Text and illustrations by John Schmitt
naturalists notebook illustration

17 February 1994, Washington, Skagit Co., Skagit Flats

Bald Eagles are the nemesis of nearly every other raptor wintering on the famous Skagit Flats. During our visit we observed many instances of eagles vigorously chasing smaller raptors in order to pirate their prey. And the size of the prey didn’t seem to matter; several times we observed eagles force Rough-legged and Red-tailed hawks to jettison their rodent morsels, which were probably too small to compensate the eagle for the energy expended to steal them.

But we observed one adult Red-tailed Hawk that had a strategy to foil the eagles, which on this visit, were quite common. We watched the hawk successfully capture a small rodent in the long yellowed roadside grass. While mantling over its prey, the hawk went nervously back and forth between attending to its prey and peering anxiously in all directions.

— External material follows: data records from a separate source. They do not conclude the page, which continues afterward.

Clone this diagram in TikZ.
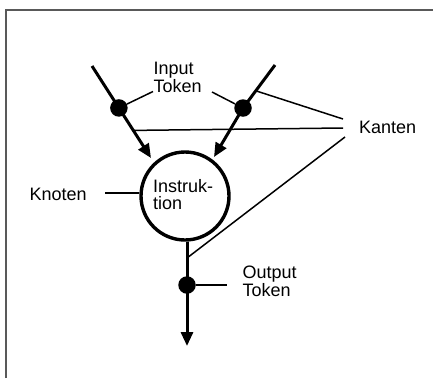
\documentclass[tikz,border=0pt]{standalone}
\usepackage{fontspec}
\setmainfont{Liberation Sans}
\usetikzlibrary{arrows.meta,calc}
\begin{document}
\begin{tikzpicture}[x=1pt,y=-1pt,
  heavy/.style={line width=3pt},
  thinline/.style={line width=1.5pt},
  arr/.style={heavy,-{Triangle[length=14pt,width=12pt]}},
  tok/.style={circle,fill=black,inner sep=0pt,minimum size=17.5pt},
  lbl/.style={inner sep=0pt,font=\fontsize{18}{17.5}\selectfont,align=left},
  framestyle/.style={line width=1.6pt,draw=black!65}]
\useasboundingbox (0,0) rectangle (433,378);
% frame
\draw[framestyle] (6,378) -- (6,10) -- (433,10);
% instruction node
\node[circle,draw,line width=3.4pt,minimum size=88pt,inner sep=0pt] (instr) at (185,196) {};
\node[lbl,anchor=north west] (instrtxt) at (153,179) {Instruk-\\tion};
% input edges
\coordinate (inL) at (92,66);
\coordinate (tipL) at (151,158);
\coordinate (inR) at (275,65);
\coordinate (tipR) at (214,157);
\node[tok] (dotL) at ($(inL)!0.456!(tipL)$) {};
\node[tok] (dotR) at (243,108) {};
\draw[arr] (inL) -- (tipL);
\draw[arr] (inR) -- (dotR.center) -- (tipR);
% output edge
\node[tok] (dotO) at (187,285) {};
\coordinate (tipO) at (187,346);
\draw[heavy] (instr.south -| dotO) -- (dotO.center);
\draw[arr] (dotO.center) -- (tipO);
% labels
\node[lbl,anchor=north west] (intok) at (153.5,62) {Input\\Token};
\node[lbl,anchor=base west] (knoten) at (29.5,200) {Knoten};
\node[lbl,anchor=base west] (kanten) at (359,133) {Kanten};
\node[lbl,anchor=north west] (outtok) at (242.4,266) {Output\\Token};
% label leaders
\coordinate (itL) at (153,91.5);
\coordinate (itR) at (212,92);
\draw[thinline] (dotL) -- (itL);
\draw[thinline] (itR) -- (dotR);
\coordinate (knl) at (105,193);
\draw[thinline] (knl) -- (knl -| instr.west);
\coordinate (otR) at (227,285);
\draw[thinline] (dotO) -- (otR);
% Kanten leaders
\coordinate (kR) at ($(inR)!0.6!(dotR)$);
\coordinate (kA) at (343,119);
\coordinate (kL) at ($(inL)!0.7!(tipL)$);
\coordinate (kB) at (343,128);
\coordinate (kC) at (187,258);
\coordinate (kD) at (345,137);
\draw[thinline] (kR) -- (kA);
\draw[thinline] (kL) -- (kB);
\draw[thinline] (kC) -- (kD);
\end{tikzpicture}
\end{document}
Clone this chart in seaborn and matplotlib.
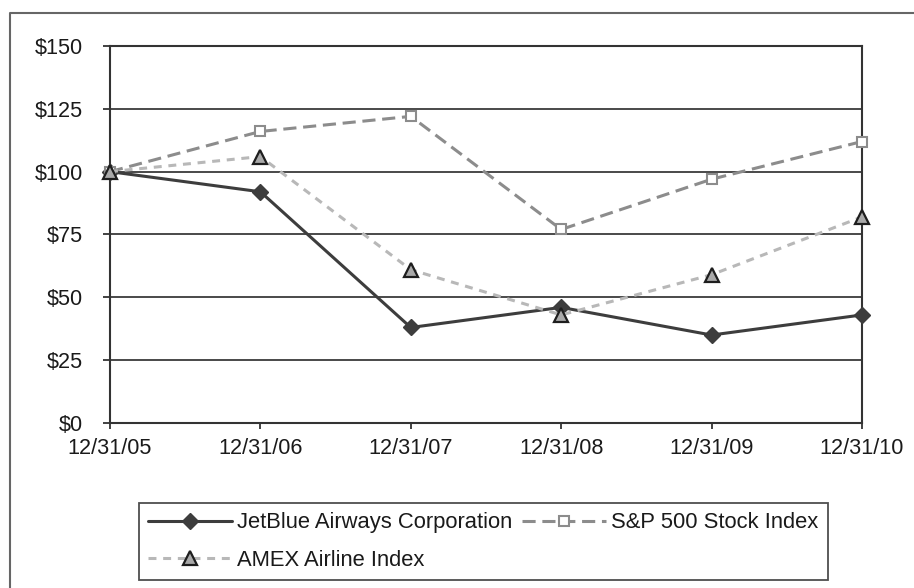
import matplotlib
matplotlib.use("Agg")
import matplotlib.pyplot as plt
from matplotlib.lines import Line2D
import seaborn as sns
import pandas as pd

# ---- data ----
dates = ["12/31/05", "12/31/06", "12/31/07", "12/31/08", "12/31/09", "12/31/10"]
jetblue = [100, 92, 38, 46, 35, 43]
sp500 = [100, 116, 122, 77, 97, 112]
amex = [100, 106, 61, 43, 59, 82]
series_names = ["JetBlue Airways Corporation", "S&P 500 Stock Index", "AMEX Airline Index"]
y_ticks = [0, 25, 50, 75, 100, 125, 150]
y_labels = ["$0", "$25", "$50", "$75", "$100", "$125", "$150"]

sns.set_theme(style="white")
plt.rcParams['font.family'] = ['Liberation Sans', 'DejaVu Sans']
plt.rcParams['text.color'] = '#1a1a1a'

fig = plt.figure(figsize=(9.14, 5.88), dpi=100)
ax = fig.add_axes([110 / 914, 1 - 423 / 588, (862 - 110) / 914, (423 - 46) / 588])

styles = [
    dict(color='#3d3d3d', linestyle='-', marker='D', markersize=7.8,
         markerfacecolor='#3d3d3d', markeredgecolor='#3d3d3d', markeredgewidth=1.0, linewidth=2.2),
    dict(color='#8c8c8c', linestyle=(0, (4.3, 2.2)), marker='s', markersize=7.8,
         markerfacecolor='white', markeredgecolor='#8c8c8c', markeredgewidth=1.5, linewidth=2.2),
    dict(color='#b8b8b8', linestyle=(0, (2.6, 2.2)), marker='^', markersize=9.5,
         markerfacecolor='#a9a9a9', markeredgecolor='#1e1e1e', markeredgewidth=1.6, linewidth=2.2),
]

for name, vals, st in zip(series_names, [jetblue, sp500, amex], styles):
    df = pd.DataFrame({"date": dates, "value": vals})
    sns.lineplot(data=df, x="date", y="value", ax=ax, sort=False, label=name,
                 clip_on=False, zorder=3, **st)

if ax.get_legend() is not None:
    ax.get_legend().remove()

ax.set_xlim(0, len(dates) - 1)
ax.set_ylim(y_ticks[0], y_ticks[-1])
ax.set_yticks(y_ticks)
ax.set_yticklabels(y_labels)
ax.set_xlabel("")
ax.set_ylabel("")

ax.yaxis.grid(True, color='#3a3a3a', linewidth=1.3)
ax.xaxis.grid(False)
ax.set_axisbelow(True)
for sp in ax.spines.values():
    sp.set_color('#333333')
    sp.set_linewidth(1.5)
    sp.set_zorder(2)

ax.tick_params(axis='y', left=True, direction='out', length=5, width=1.3,
               color='#333333', pad=14.5, labelsize=15.6, labelcolor='#1a1a1a')
ax.tick_params(axis='x', bottom=True, direction='out', length=4.5, width=1.3,
               color='#333333', pad=6, labelsize=15.6, labelcolor='#1a1a1a')

# legend (order so row 1 = JetBlue, S&P ; row 2 = AMEX)
handles, labels = ax.get_legend_handles_labels()
order = [0, 2, 1]
leg = fig.legend([handles[i] for i in order], [labels[i] for i in order],
                 loc='center', bbox_to_anchor=(483.5 / 914, 1 - 541.5 / 588),
                 ncol=2, fontsize=15.8, frameon=True, fancybox=False,
                 handlelength=3.8, handletextpad=0.25, columnspacing=0.45,
                 labelspacing=0.75, borderpad=0.42, numpoints=1)
leg.get_frame().set_edgecolor('#222222')
leg.get_frame().set_linewidth(1.3)
leg.get_frame().set_facecolor('white')

# outer frame (left and top edges)
fx = 10 / 914
fy = 1 - 13 / 588
fig.add_artist(Line2D([fx, fx, 1.01], [-0.01, fy, fy], transform=fig.transFigure,
                      color='#666666', linewidth=1.5, clip_on=False))

fig.savefig("out.png", dpi=100)
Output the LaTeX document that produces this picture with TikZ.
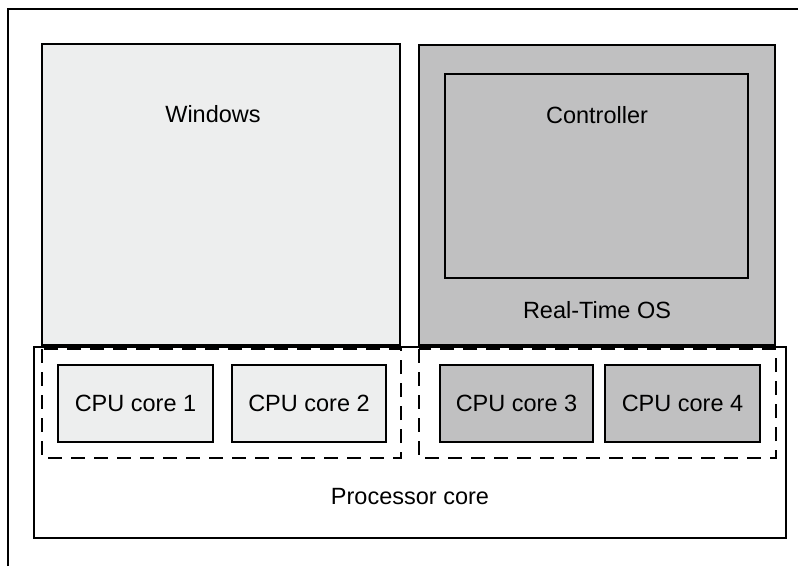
\documentclass[tikz,border=0pt]{standalone}
\usepackage{fontspec}
\setmainfont{Liberation Sans}
\definecolor{lightbox}{RGB}{237,238,238}
\definecolor{darkbox}{RGB}{192,192,193}
\begin{document}
\begin{tikzpicture}[x=1pt,y=-1pt,
  box/.style={draw=black,line width=2.4pt},
  grp/.style={draw=black,line width=2.4pt,dash pattern=on 14pt off 9pt},
  lbl/.style={font=\fontsize{23.5}{28}\selectfont,inner sep=0pt}]
\useasboundingbox (0,0) rectangle (798,566);
% outer frame (cropped)
\draw[line width=2.4pt] (8,566) -- (8,9) -- (798,9);
% Processor core
\draw[box,fill=white] (34,347) rectangle (786,538);
% Windows
\draw[box,fill=lightbox] (42,44) rectangle (400,345);
% Real-Time OS
\draw[box,fill=darkbox] (419,45) rectangle (775,345);
\draw[box,fill=darkbox] (445,74) rectangle (748,278);
% dashed groups
\draw[grp] (42,349) rectangle (401,458);
\draw[grp] (419,349) rectangle (776,458);
% CPU cores
\draw[box,fill=lightbox] (58,365) rectangle (213,442);
\draw[box,fill=lightbox] (232,365) rectangle (386,442);
\draw[box,fill=darkbox] (440,365) rectangle (593,442);
\draw[box,fill=darkbox] (605,365) rectangle (760,442);
% labels
\node[lbl] (win) at (213,114) {Windows};
\node[lbl] (ctl) at (597,115) {Controller};
\node[lbl] (rtos) at (597,310) {Real-Time OS};
\node[lbl] (proc) at (410,497) {Processor core};
\node[lbl] (c1) at (135.5,403) {CPU core 1};
\node[lbl] (c2) at (309,403) {CPU core 2};
\node[lbl] (c3) at (516.5,403) {CPU core 3};
\node[lbl] (c4) at (682.5,403) {CPU core 4};
\end{tikzpicture}
\end{document}
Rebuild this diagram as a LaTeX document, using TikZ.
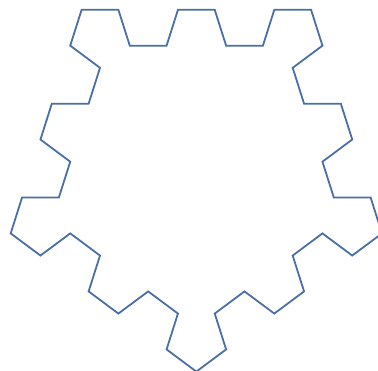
\documentclass[tikz,border=0pt]{standalone}
\definecolor{curveblue}{HTML}{4A6FA8}
\tikzset{curve/.style={draw=curveblue,line width=1.8pt,line join=miter}}
\begin{document}
\begin{tikzpicture}[x=1pt,y=-1pt]
\useasboundingbox (0,0) rectangle (378,370);
\begin{scope}[shift={(81.6,9.8)},x=36.8pt,y=37.7pt]
\draw[curve] (0,0)
  \foreach \k in {0,...,4}{
    \foreach \r in {0,-72,0,72,0,-72,0,72,0}{
      -- ++({\r-72*\k}:1)
    }
  } -- cycle;
\end{scope}
\end{tikzpicture}
\end{document}
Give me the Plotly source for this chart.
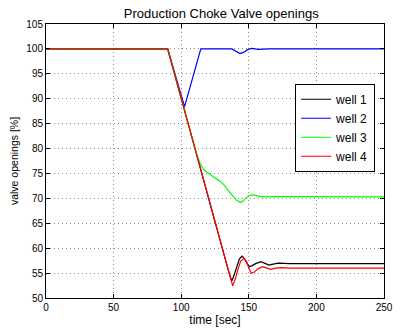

Having finally subdued its prey, the hawk abruptly launched into a hurried low flight directly toward a grassy dike where it plunged into the safety of a blackberry vine tangle on the opposite side. Within seconds a hulking dark juvenile Bald Eagle came flying in quick and low and began circling the dike where the hawk had taken cover with its prize. The eagle circled and peered down for a minute or two – even making one stalling descent, which was aborted – but finally it departed, leaving the hidden hawk to dine in peace.